Japan is Wiping Government Debt via its Central bank - Should the US do the Same?
The BoJ currently owns 40% of Japan's debt. Some free-market advocates would scorn at this strategy being applied in the US, but so far it hasn't caused hyperinflation or had any adverse effect. In fact, it's been prosperous for the Japanese economy in some ways.
In an insightful article written by Ellen Brown, the founder of the Public Banking Institute, she states:
"The Bank of Japan is in the process of owning most of the outstanding government debt of Japan (it currently owns around 40%). BoJ holdings are part of the consolidated government balance sheet. So its holdings are in fact the accounting equivalent of a debt cancellation. If I buy back my own mortgage, I don’t have a mortgage. If the Federal Reserve followed the same policy and bought 40% of the US national debt, the Fed would be holding $8 trillion in federal securities, three times its current holdings from its quantitative easing programs.
Eight trillion dollars in money created on a computer screen! Monetarists would be aghast. Surely that would trigger runaway hyperinflation! But if Japan’s experience is any indication, it wouldn’t. Japan has a record low inflation rate of .02 percent. That’s not 2 percent, the Fed’s target inflation rate, but 1/100th of 2 percent – almost zero. Japan also has an unemployment rate that is at a 22-year low of 2.8%, and the yen was up nearly 6% for the year against the dollar as of April 2017."

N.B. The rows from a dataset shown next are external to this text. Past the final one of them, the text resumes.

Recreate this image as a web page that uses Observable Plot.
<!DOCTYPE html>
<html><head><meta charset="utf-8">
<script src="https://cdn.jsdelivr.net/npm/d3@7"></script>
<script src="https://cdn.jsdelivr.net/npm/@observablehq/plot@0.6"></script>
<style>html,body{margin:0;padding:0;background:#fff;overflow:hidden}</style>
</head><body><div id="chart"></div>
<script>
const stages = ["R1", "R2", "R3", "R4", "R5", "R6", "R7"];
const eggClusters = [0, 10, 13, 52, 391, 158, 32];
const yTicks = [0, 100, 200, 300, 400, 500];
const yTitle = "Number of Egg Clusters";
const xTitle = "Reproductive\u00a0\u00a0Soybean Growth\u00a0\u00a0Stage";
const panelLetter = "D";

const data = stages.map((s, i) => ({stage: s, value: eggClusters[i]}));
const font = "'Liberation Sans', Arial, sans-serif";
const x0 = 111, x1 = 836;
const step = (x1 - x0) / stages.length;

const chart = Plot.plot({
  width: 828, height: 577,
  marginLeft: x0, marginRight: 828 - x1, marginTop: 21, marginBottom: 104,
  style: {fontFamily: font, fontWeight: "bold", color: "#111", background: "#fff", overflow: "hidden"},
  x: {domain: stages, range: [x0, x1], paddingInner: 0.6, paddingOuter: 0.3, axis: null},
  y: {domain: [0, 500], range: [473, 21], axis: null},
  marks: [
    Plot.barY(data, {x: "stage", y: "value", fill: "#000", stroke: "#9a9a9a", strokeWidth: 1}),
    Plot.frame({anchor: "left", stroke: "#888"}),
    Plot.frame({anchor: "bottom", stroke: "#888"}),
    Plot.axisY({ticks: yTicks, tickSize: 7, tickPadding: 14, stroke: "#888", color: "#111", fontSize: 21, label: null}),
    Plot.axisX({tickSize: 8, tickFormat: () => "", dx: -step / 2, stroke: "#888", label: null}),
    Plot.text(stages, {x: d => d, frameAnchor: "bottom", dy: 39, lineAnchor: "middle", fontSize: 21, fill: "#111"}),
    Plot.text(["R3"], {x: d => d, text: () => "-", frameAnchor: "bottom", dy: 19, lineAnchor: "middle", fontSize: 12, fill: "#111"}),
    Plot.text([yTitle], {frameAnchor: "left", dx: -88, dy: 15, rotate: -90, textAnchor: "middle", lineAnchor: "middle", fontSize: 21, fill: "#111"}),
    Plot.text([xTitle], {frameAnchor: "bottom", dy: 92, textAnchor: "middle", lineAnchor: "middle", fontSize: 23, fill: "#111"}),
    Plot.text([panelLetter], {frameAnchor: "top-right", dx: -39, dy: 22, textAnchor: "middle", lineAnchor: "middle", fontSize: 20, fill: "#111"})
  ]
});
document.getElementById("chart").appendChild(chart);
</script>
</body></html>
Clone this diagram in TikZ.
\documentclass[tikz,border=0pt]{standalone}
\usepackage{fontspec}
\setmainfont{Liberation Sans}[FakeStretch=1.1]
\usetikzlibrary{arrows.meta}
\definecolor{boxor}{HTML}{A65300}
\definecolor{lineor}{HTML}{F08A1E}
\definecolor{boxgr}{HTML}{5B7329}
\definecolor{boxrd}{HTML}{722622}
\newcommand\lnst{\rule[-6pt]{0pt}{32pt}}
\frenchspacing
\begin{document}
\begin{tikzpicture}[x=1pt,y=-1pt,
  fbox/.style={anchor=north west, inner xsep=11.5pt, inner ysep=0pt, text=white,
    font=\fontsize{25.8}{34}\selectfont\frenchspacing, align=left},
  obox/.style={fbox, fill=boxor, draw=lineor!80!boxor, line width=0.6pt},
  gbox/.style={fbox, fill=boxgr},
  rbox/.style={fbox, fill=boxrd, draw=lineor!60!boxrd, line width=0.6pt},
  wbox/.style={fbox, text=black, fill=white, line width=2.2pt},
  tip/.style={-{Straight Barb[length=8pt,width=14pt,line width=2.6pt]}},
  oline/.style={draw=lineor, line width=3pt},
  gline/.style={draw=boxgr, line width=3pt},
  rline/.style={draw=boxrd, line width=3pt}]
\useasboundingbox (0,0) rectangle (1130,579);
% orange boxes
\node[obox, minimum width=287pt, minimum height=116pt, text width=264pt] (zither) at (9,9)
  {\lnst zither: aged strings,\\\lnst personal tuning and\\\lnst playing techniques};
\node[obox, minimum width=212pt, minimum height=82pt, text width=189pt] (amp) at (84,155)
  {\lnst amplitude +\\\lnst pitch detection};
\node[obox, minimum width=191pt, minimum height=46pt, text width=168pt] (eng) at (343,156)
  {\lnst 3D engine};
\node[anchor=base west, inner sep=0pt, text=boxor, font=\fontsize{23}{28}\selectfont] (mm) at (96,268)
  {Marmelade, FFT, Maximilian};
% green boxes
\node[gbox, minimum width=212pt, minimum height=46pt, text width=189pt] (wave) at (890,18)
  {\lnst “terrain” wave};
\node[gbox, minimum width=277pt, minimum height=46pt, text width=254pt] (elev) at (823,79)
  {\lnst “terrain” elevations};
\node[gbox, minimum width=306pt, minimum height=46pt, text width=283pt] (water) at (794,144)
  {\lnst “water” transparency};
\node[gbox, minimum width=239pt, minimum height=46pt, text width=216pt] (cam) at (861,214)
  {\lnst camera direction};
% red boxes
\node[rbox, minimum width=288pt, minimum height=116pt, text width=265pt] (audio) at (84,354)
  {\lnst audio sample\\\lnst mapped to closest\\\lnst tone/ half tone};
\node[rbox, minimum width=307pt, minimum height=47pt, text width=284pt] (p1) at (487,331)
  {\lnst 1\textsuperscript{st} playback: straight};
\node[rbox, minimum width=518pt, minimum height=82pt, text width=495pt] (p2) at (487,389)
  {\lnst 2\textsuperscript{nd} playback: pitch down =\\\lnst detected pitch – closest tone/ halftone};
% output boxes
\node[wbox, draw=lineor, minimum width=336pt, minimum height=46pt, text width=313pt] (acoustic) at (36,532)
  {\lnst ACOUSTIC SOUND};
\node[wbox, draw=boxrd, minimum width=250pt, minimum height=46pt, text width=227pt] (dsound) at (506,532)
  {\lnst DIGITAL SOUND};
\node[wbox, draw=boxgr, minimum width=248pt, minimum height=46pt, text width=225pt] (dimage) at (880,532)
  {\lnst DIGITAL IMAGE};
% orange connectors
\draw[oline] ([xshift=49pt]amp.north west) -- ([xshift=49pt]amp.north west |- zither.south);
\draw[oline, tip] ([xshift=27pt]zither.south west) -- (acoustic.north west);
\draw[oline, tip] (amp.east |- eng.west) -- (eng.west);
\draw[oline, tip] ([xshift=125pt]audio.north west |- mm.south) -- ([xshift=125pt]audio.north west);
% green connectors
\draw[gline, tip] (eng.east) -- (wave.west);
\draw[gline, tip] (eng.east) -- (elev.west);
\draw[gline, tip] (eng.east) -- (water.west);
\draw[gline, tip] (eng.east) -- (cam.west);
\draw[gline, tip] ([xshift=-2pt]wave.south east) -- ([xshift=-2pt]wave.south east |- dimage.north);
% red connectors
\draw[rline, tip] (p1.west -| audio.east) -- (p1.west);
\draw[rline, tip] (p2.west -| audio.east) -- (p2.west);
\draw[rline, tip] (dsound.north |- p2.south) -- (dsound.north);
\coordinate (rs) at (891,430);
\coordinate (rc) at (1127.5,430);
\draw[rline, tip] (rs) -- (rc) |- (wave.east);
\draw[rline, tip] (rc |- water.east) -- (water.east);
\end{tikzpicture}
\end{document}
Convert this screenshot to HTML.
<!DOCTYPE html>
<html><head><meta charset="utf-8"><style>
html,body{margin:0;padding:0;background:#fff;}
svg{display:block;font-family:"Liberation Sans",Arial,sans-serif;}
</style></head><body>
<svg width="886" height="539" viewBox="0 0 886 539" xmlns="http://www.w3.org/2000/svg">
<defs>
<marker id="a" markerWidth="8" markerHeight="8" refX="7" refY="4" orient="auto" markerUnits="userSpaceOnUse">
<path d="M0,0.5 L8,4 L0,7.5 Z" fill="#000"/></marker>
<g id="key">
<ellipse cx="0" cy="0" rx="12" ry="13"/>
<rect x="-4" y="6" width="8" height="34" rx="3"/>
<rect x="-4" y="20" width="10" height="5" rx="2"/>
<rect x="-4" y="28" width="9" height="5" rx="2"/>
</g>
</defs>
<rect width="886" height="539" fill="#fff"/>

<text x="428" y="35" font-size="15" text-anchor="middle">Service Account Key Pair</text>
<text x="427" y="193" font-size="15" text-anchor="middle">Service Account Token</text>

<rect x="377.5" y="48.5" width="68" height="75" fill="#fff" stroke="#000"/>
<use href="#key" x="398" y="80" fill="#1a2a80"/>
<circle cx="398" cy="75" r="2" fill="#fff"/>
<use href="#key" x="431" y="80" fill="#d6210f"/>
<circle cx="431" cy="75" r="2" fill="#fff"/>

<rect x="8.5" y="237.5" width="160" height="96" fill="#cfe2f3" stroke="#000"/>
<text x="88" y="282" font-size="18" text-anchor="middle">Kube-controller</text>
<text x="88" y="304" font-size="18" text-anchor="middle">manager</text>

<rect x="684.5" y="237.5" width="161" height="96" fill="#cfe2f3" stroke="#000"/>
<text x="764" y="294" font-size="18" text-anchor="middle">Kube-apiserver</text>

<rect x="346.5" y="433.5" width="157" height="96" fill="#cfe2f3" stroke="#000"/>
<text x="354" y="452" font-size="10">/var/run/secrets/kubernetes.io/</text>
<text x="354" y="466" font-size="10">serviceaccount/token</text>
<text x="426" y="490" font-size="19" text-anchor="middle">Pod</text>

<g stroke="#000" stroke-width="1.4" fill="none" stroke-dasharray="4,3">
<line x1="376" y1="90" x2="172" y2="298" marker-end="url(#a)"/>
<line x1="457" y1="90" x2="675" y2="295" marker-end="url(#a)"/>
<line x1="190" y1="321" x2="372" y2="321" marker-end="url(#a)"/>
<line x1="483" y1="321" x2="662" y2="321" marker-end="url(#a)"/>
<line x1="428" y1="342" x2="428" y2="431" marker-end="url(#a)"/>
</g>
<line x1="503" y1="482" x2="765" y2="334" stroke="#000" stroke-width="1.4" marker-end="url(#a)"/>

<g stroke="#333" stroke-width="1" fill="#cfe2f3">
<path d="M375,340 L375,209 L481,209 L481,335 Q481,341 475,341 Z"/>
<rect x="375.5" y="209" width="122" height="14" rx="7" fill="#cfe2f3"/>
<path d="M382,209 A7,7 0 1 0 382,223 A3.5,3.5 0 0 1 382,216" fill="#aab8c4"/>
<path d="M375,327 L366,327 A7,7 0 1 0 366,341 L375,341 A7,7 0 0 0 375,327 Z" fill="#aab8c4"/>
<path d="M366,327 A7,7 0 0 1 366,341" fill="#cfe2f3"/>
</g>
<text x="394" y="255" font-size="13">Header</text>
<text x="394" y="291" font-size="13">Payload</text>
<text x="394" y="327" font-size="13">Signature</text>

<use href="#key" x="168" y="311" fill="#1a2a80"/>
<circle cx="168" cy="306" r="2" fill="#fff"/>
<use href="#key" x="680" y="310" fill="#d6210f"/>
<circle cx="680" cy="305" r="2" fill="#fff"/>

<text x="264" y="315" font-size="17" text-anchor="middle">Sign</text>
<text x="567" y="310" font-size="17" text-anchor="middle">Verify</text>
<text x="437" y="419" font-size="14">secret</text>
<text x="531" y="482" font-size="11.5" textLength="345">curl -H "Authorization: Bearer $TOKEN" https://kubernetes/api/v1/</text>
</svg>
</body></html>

In an interview I did with Ellen last year, she explains how monetary policy can be evolved to resolve the massive issues we face, including the debt bubble:
Steve Keen is another provocative economist who advocates for a modern debt jubilee. I interviewed him too:
Now we don't have to agree with everything that Ellen and Steve say, but do you think they have a point: is it impossible to soften the landing of the death of the fiat monetary system and the petrodollar supremacy, or can we implement a modern debt jubilee as we transition into a new era?